<<<<

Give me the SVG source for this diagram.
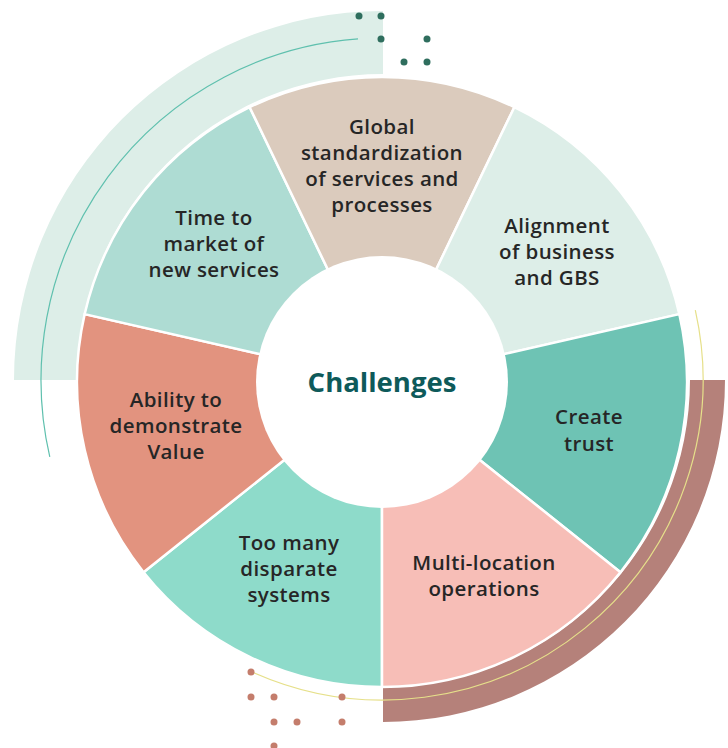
<svg xmlns="http://www.w3.org/2000/svg" width="728" height="748" viewBox="0 0 728 748">
<style>
.seg{stroke:#ffffff;stroke-width:2.5;stroke-linejoin:round}
.lbl{font-family:"Open Sans","Noto Sans","Liberation Sans",sans-serif;font-weight:600;font-size:20.5px;letter-spacing:0.4px;fill:#262626;text-anchor:middle}
.title{font-family:"Open Sans","Noto Sans","Liberation Sans",sans-serif;font-weight:700;font-size:27.5px;fill:#0e5a5a;text-anchor:middle}
.gd{fill:#2f6e5e}
.bd{fill:#c47d6c}
</style>
<rect width="728" height="748" fill="#ffffff"/>
<g id="decor">
<path d="M14,380 A369,369 0 0 1 383,11 L383,74 A306,306 0 0 0 77,380 Z" fill="#ddeee8"/>
<path d="M690,380 L725,380 A342,342 0 0 1 383,722 L383,687 A307,307 0 0 0 690,380 Z" fill="#b5817a"/>
<path d="M49.8,456.9 A342,342 0 0 1 358,38.9" fill="none" stroke="#5fc0ae" stroke-width="1.2"/>
<path d="M695.3,310.2 A320,320 0 0 1 251.3,671.6" fill="none" stroke="#e6e08a" stroke-width="1.2"/>
<circle class="gd" cx="359" cy="16" r="3.5"/><circle class="gd" cx="381" cy="16" r="3.5"/>
<circle class="gd" cx="381" cy="39" r="3.5"/><circle class="gd" cx="427" cy="39" r="3.5"/>
<circle class="gd" cx="404" cy="62" r="3.5"/><circle class="gd" cx="427" cy="62" r="3.5"/>
<circle class="bd" cx="251" cy="672" r="3.5"/><circle class="bd" cx="251" cy="697" r="3.5"/>
<circle class="bd" cx="274" cy="697" r="3.5"/><circle class="bd" cx="342" cy="697" r="3.5"/>
<circle class="bd" cx="274" cy="722" r="3.5"/><circle class="bd" cx="297" cy="722" r="3.5"/>
<circle class="bd" cx="342" cy="722" r="3.5"/><circle class="bd" cx="274" cy="746" r="3.5"/>
</g>
<g id="seg-toomany">
<path class="seg" d="M382,382 L382,687 A305,305 0 0 1 143.54,572.16 Z" fill="#8edbca"/>
<text class="lbl" x="289" y="550">Too many</text><text class="lbl" x="289" y="576">disparate</text><text class="lbl" x="289" y="602">systems</text>
</g>
<g id="seg-ability">
<path class="seg" d="M382,382 L143.54,572.16 A305,305 0 0 1 84.65,314.13 Z" fill="#e2937f"/>
<text class="lbl" x="176" y="407">Ability to</text><text class="lbl" x="176" y="433">demonstrate</text><text class="lbl" x="176" y="459">Value</text>
</g>
<g id="seg-time">
<path class="seg" d="M382,382 L84.65,314.13 A305,305 0 0 1 249.67,107.2 Z" fill="#aedcd3"/>
<text class="lbl" x="214" y="225">Time to</text><text class="lbl" x="214" y="251">market of</text><text class="lbl" x="214" y="277">new services</text>
</g>
<g id="seg-global">
<path class="seg" d="M382,382 L249.67,107.2 A305,305 0 0 1 514.33,107.2 Z" fill="#dbcbbd"/>
<text class="lbl" x="382" y="134">Global</text><text class="lbl" x="382" y="160">standardization</text><text class="lbl" x="382" y="186">of services and</text><text class="lbl" x="382" y="212">processes</text>
</g>
<g id="seg-alignment">
<path class="seg" d="M382,382 L514.33,107.2 A305,305 0 0 1 679.35,314.13 Z" fill="#ddeee8"/>
<text class="lbl" x="557" y="233">Alignment</text><text class="lbl" x="557" y="259">of business</text><text class="lbl" x="557" y="285">and GBS</text>
</g>
<g id="seg-trust">
<path class="seg" d="M382,382 L679.35,314.13 A305,305 0 0 1 620.46,572.16 Z" fill="#6ec3b4"/>
<text class="lbl" x="589" y="424">Create</text><text class="lbl" x="589" y="451">trust</text>
</g>
<g id="seg-multi">
<path class="seg" d="M382,382 L620.46,572.16 A305,305 0 0 1 382,687 Z" fill="#f7beb7"/>
<text class="lbl" x="484" y="570">Multi-location</text><text class="lbl" x="484" y="596">operations</text>
</g>
<g id="center">
<circle cx="382" cy="382" r="126" fill="#ffffff"/>
<text class="title" x="382" y="392">Challenges</text>
</g>
</svg>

>>>>

Task details
Reproduce the listing exactly. Leave its pictures out.

Solution below
Give me the SVG source for this diagram.
<svg xmlns="http://www.w3.org/2000/svg" width="728" height="748" viewBox="0 0 728 748">
<style>
.seg{stroke:#ffffff;stroke-width:2.5;stroke-linejoin:round}
.lbl{font-family:"Open Sans","Noto Sans","Liberation Sans",sans-serif;font-weight:600;font-size:20.5px;letter-spacing:0.4px;fill:#262626;text-anchor:middle}
.title{font-family:"Open Sans","Noto Sans","Liberation Sans",sans-serif;font-weight:700;font-size:27.5px;fill:#0e5a5a;text-anchor:middle}
.gd{fill:#2f6e5e}
.bd{fill:#c47d6c}
</style>
<rect width="728" height="748" fill="#ffffff"/>
<g id="decor">
<path d="M14,380 A369,369 0 0 1 383,11 L383,74 A306,306 0 0 0 77,380 Z" fill="#ddeee8"/>
<path d="M690,380 L725,380 A342,342 0 0 1 383,722 L383,687 A307,307 0 0 0 690,380 Z" fill="#b5817a"/>
<path d="M49.8,456.9 A342,342 0 0 1 358,38.9" fill="none" stroke="#5fc0ae" stroke-width="1.2"/>
<path d="M695.3,310.2 A320,320 0 0 1 251.3,671.6" fill="none" stroke="#e6e08a" stroke-width="1.2"/>
<circle class="gd" cx="359" cy="16" r="3.5"/><circle class="gd" cx="381" cy="16" r="3.5"/>
<circle class="gd" cx="381" cy="39" r="3.5"/><circle class="gd" cx="427" cy="39" r="3.5"/>
<circle class="gd" cx="404" cy="62" r="3.5"/><circle class="gd" cx="427" cy="62" r="3.5"/>
<circle class="bd" cx="251" cy="672" r="3.5"/><circle class="bd" cx="251" cy="697" r="3.5"/>
<circle class="bd" cx="274" cy="697" r="3.5"/><circle class="bd" cx="342" cy="697" r="3.5"/>
<circle class="bd" cx="274" cy="722" r="3.5"/><circle class="bd" cx="297" cy="722" r="3.5"/>
<circle class="bd" cx="342" cy="722" r="3.5"/><circle class="bd" cx="274" cy="746" r="3.5"/>
</g>
<g id="seg-toomany">
<path class="seg" d="M382,382 L382,687 A305,305 0 0 1 143.54,572.16 Z" fill="#8edbca"/>
<text class="lbl" x="289" y="550">Too many</text><text class="lbl" x="289" y="576">disparate</text><text class="lbl" x="289" y="602">systems</text>
</g>
<g id="seg-ability">
<path class="seg" d="M382,382 L143.54,572.16 A305,305 0 0 1 84.65,314.13 Z" fill="#e2937f"/>
<text class="lbl" x="176" y="407">Ability to</text><text class="lbl" x="176" y="433">demonstrate</text><text class="lbl" x="176" y="459">Value</text>
</g>
<g id="seg-time">
<path class="seg" d="M382,382 L84.65,314.13 A305,305 0 0 1 249.67,107.2 Z" fill="#aedcd3"/>
<text class="lbl" x="214" y="225">Time to</text><text class="lbl" x="214" y="251">market of</text><text class="lbl" x="214" y="277">new services</text>
</g>
<g id="seg-global">
<path class="seg" d="M382,382 L249.67,107.2 A305,305 0 0 1 514.33,107.2 Z" fill="#dbcbbd"/>
<text class="lbl" x="382" y="134">Global</text><text class="lbl" x="382" y="160">standardization</text><text class="lbl" x="382" y="186">of services and</text><text class="lbl" x="382" y="212">processes</text>
</g>
<g id="seg-alignment">
<path class="seg" d="M382,382 L514.33,107.2 A305,305 0 0 1 679.35,314.13 Z" fill="#ddeee8"/>
<text class="lbl" x="557" y="233">Alignment</text><text class="lbl" x="557" y="259">of business</text><text class="lbl" x="557" y="285">and GBS</text>
</g>
<g id="seg-trust">
<path class="seg" d="M382,382 L679.35,314.13 A305,305 0 0 1 620.46,572.16 Z" fill="#6ec3b4"/>
<text class="lbl" x="589" y="424">Create</text><text class="lbl" x="589" y="451">trust</text>
</g>
<g id="seg-multi">
<path class="seg" d="M382,382 L620.46,572.16 A305,305 0 0 1 382,687 Z" fill="#f7beb7"/>
<text class="lbl" x="484" y="570">Multi-location</text><text class="lbl" x="484" y="596">operations</text>
</g>
<g id="center">
<circle cx="382" cy="382" r="126" fill="#ffffff"/>
<text class="title" x="382" y="392">Challenges</text>
</g>
</svg>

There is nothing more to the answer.